The council said that if more children than 15 listed the school as first preference, they would be offered a place at another school in the area.
Across the Brighton and Hove “East Planning Area”, which covers Whitehawk and Hanover, there was also spare capacity at other schools in the locality, with 104 places still available for this coming September 2026.
Dr Crawley said: “It was clear from the data provided by the school that the LA (local authority) has a picture of recent / projected demand in schools in its planning areas.
“In my view, the governing body at the school and the LA have clearly thought through how the financial shortfall in the school’s budget is to be addressed.”
He noted that the physical capacity of the school buildings remained the same, allowing for an increase in the published admission number (PAN) should there be a need to admit more children.
The adjudicator’s report said that Brighton and Hove had about 400 surplus school places in reception classes for this coming September because of the declining birth rate.
In May, Brunswick Primary School, which was once the biggest primary in Brighton and Hove, with an intake of 120, reduced its Reception admissions for the next two years to 60.

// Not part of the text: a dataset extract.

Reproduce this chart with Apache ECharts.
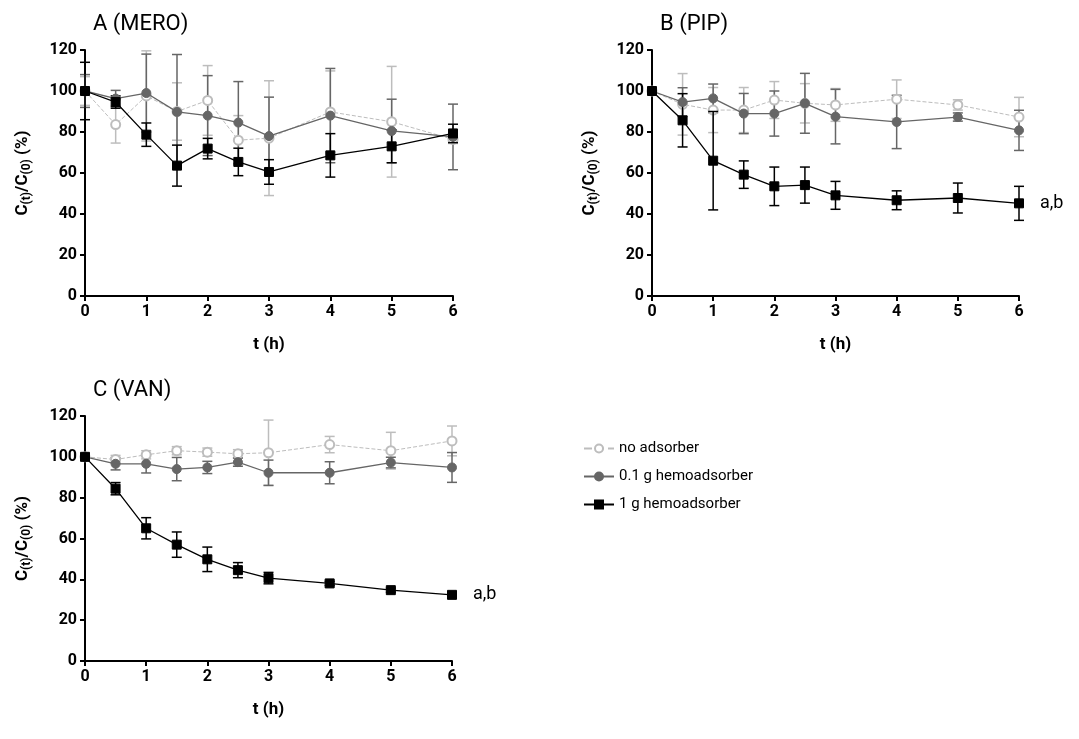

Three primary schools have closed in recent years and another – Middle Street – is due to close at the end of August.
The three to close were St Bartholomew’s, in Brighton, and St Peter’s, in Portslade, which closed in 2024, and St Joseph’s, in Hollingdean, which closed in 2025.
Since 2019, the council has been cutting the intake at larger schools to try to head off a crisis as birth rates drop and families move out of Brighton and Hove.
The 2021 census found 20 per cent fewer under-fives in the area compared with 2011.